I have the following regex expression:

(?i)[ \t]*(logout|log out|signout)[ \t]*

I want it to match only logout surrounded by spaces in one condition that nothing before or after spaces (ie it's alone in the line).

I tried to add ^ and $ as many mentioned but didn't work and still these are matches:

"logout"
<a href="logout.asp"><script>i18n("Logout")</script></a>

Why is this? and how to fix it?

For example in python those are matches:

match1 = 'logout' match2 = ' logout '

Simple POC:

import re
match1 = '"logout"'
match2 = 'zlogout'
print(re.findall(r'(?i)[ \t]*(logout|log out|signout)[ \t]*$', match1))

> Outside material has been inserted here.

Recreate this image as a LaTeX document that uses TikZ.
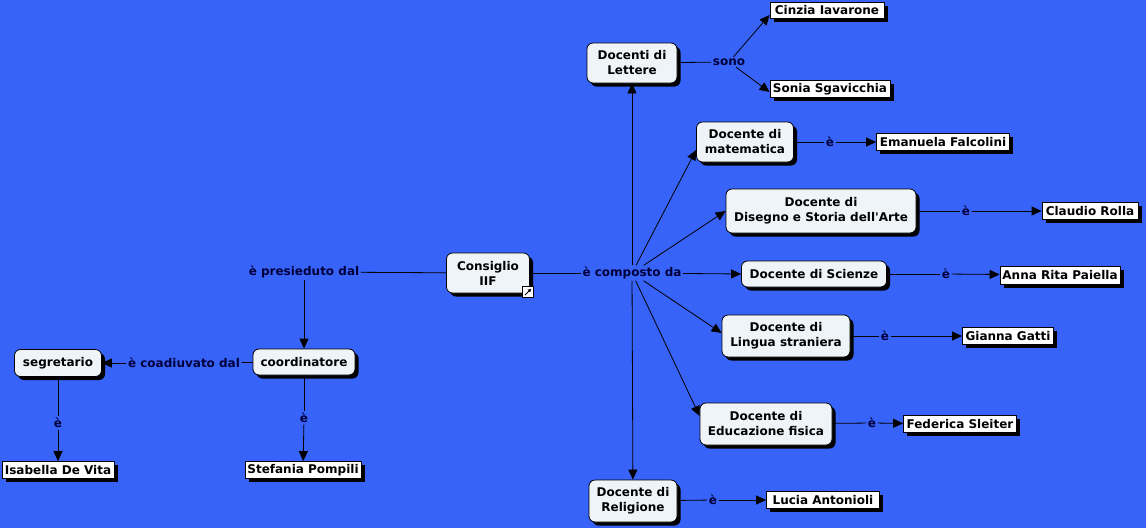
\documentclass[tikz,border=0pt]{standalone}
\usepackage{fontspec}
\setmainfont{DejaVu Sans}[Ligatures=TeXOff]
\usetikzlibrary{arrows.meta,shadows}
\definecolor{bg}{HTML}{3863F8}
\definecolor{cfill}{HTML}{EEF4F7}
\definecolor{ltext}{HTML}{00003A}
\begin{document}
\begin{tikzpicture}[x=1pt,y=-1pt,
 txt/.style={font=\bfseries\fontsize{12}{15}\selectfont},
 shad/.style={drop shadow={shadow xshift=3.5pt,shadow yshift=-3.5pt,fill=black,opacity=1}},
 concept/.style={txt, draw=black, line width=0.8pt, fill=cfill, rounded corners=6pt, align=center, inner sep=0pt, shad},
 leaf/.style={txt, draw=black, line width=0.8pt, fill=white, inner sep=0pt, minimum height=17pt, shad},
 link/.style={txt, text=ltext, inner sep=1.5pt},
 conn/.style={draw=black, line width=0.8pt},
 arr/.style={conn, -{Triangle[length=10pt,width=9pt]}}
]
\fill[bg] (0,0) rectangle (1146,528);
\useasboundingbox (0,0) rectangle (1146,528);

% concepts
\node[concept, minimum width=83pt, minimum height=40pt] (cons) at (488,273) {Consiglio\\IIF};
\node[concept, minimum width=90pt, minimum height=40pt] (lett) at (632,63) {Docenti di\\Lettere};
\node[concept, minimum width=97pt, minimum height=40pt] (mat) at (745,142) {Docente di\\matematica};
\node[concept, minimum width=190pt, minimum height=44pt] (dis) at (821,211) {Docente di\\Disegno e Storia dell'Arte};
\node[concept, minimum width=145pt, minimum height=26pt] (sci) at (814,274) {Docente di Scienze};
\node[concept, minimum width=128pt, minimum height=42pt] (ling) at (786,336) {Docente di\\Lingua straniera};
\node[concept, minimum width=132pt, minimum height=42pt] (edu) at (766,424) {Docente di\\Educazione fisica};
\node[concept, minimum width=88pt, minimum height=42pt] (rel) at (633,501) {Docente di\\Religione};
\node[concept, minimum width=102pt, minimum height=26pt] (coord) at (304,362) {coordinatore};
\node[concept, minimum width=87pt, minimum height=27pt] (segr) at (58,363) {segretario};

% icon on Consiglio
\node[draw=black, line width=0.6pt, fill=white, minimum size=11pt, inner sep=0pt] (icon) at (528,292) {};
\draw[black, line width=1pt, -{Triangle[length=3pt,width=3.5pt]}] ([xshift=-3pt,yshift=-3pt]icon.center) -- ([xshift=3pt,yshift=3pt]icon.center);

% leaves
\node[leaf, minimum width=114pt, minimum height=16pt] (cin) at (827,10) {Cinzia Iavarone};
\node[leaf, minimum width=120pt] (son) at (830,89) {Sonia Sgavicchia};
\node[leaf, minimum width=133pt] (ema) at (943,142) {Emanuela Falcolini};
\node[leaf, minimum width=96pt] (cla) at (1090,211) {Claudio Rolla};
\node[leaf, minimum width=120pt, minimum height=18pt] (ann) at (1060,275) {Anna Rita Paiella};
\node[leaf, minimum width=91pt] (gia) at (1008,336) {Gianna Gatti};
\node[leaf, minimum width=113pt] (fed) at (960,424) {Federica Sleiter};
\node[leaf, minimum width=113pt] (luc) at (823,500) {Lucia Antonioli};
\node[leaf, minimum width=112pt] (isa) at (58,470) {Isabella De Vita};
\node[leaf, minimum width=116pt] (ste) at (303,470) {Stefania Pompili};

% linking phrases
\node[link] (pres) at (304,272) {è presieduto dal};
\node[link] (comp) at (632,273) {è composto da};
\node[link] (sono) at (729,62) {sono};
\node[link] (e1) at (830,142) {è};
\node[link] (e2) at (966,211) {è};
\node[link] (e3) at (946,274) {è};
\node[link] (e4) at (885,336) {è};
\node[link] (e5) at (872,423) {è};
\node[link] (e6) at (713,500) {è};
\node[link] (coad) at (184,363) {è coadiuvato dal};
\node[link] (e7) at (58,423) {è};
\node[link] (e8) at (304,418) {è};

% connectors
\draw[conn] (cons) -- (pres);
\draw[arr] (pres) -- (coord);
\draw[conn] (coord) -- (coad);
\draw[arr] (coad) -- (segr);
\draw[conn] (segr) -- (e7);
\draw[arr] (e7) -- (isa);
\draw[conn] (coord) -- (e8);
\draw[arr] (e8) -- (ste);

\draw[conn] (cons) -- (comp);
\draw[arr] (comp) -- (lett);
\draw[arr] (comp) -- ([yshift=-8pt]mat.west);
\draw[arr] (comp) -- (dis.west);
\draw[arr] (comp) -- (sci.west);
\draw[arr] (comp) -- ([yshift=3pt]ling.west);
\draw[arr] (comp) -- ([yshift=8pt]edu.west);
\draw[arr] (comp) -- (rel);

\draw[conn] (lett) -- (sono);
\draw[arr] (sono) -- ([yshift=-5pt]cin.west);
\draw[arr] (sono) -- ([yshift=-3pt]son.west);

\draw[conn] (mat) -- (e1); \draw[arr] (e1) -- (ema);
\draw[conn] (dis) -- (e2); \draw[arr] (e2) -- (cla);
\draw[conn] (sci) -- (e3); \draw[arr] (e3) -- (ann);
\draw[conn] (ling) -- (e4); \draw[arr] (e4) -- (gia);
\draw[conn] (edu) -- (e5); \draw[arr] (e5) -- (fed);
\draw[conn] (rel) -- (e6); \draw[arr] (e6) -- (luc);
\end{tikzpicture}
\end{document}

CodePudding user response：

This is a very simple solution from my end. You can strip off the leading and trailing spaces of input using python "strip" function.

txt = "     test     "
x = txt.strip()
x >>> test

And the you can use this regex to match

logout|log out|signout

You can use this website to test your regex: https://regexr.com/

CodePudding user response：

The problem is that | dividing your pattern where you're not expecting it and you're missing the ^ to mark the start of a line.

You are using r'(?i)[ \t]*logout|log out|signout[ \t]*$' which means matching anything that matches one of [ \t]*logout OR log out OR signout[ \t]*$. You are also missing the ^ to mark the start of the line. I think you want something like r'(?i)\s*(logout|log out|signout)\s*$'. Note the parentheses around the patterns. \s means any whitespace and is a bit clearer than [ \t].

You could also use re.match to match the whole string instead of findall which matches anywhere in the string.

If you've not come across it already, I can't recommend regex101.com enough for this sort of debugging. It breaks each section of the regex down and explains what it's doing and if you add sample strings it shows which bit matches which part of the pattern.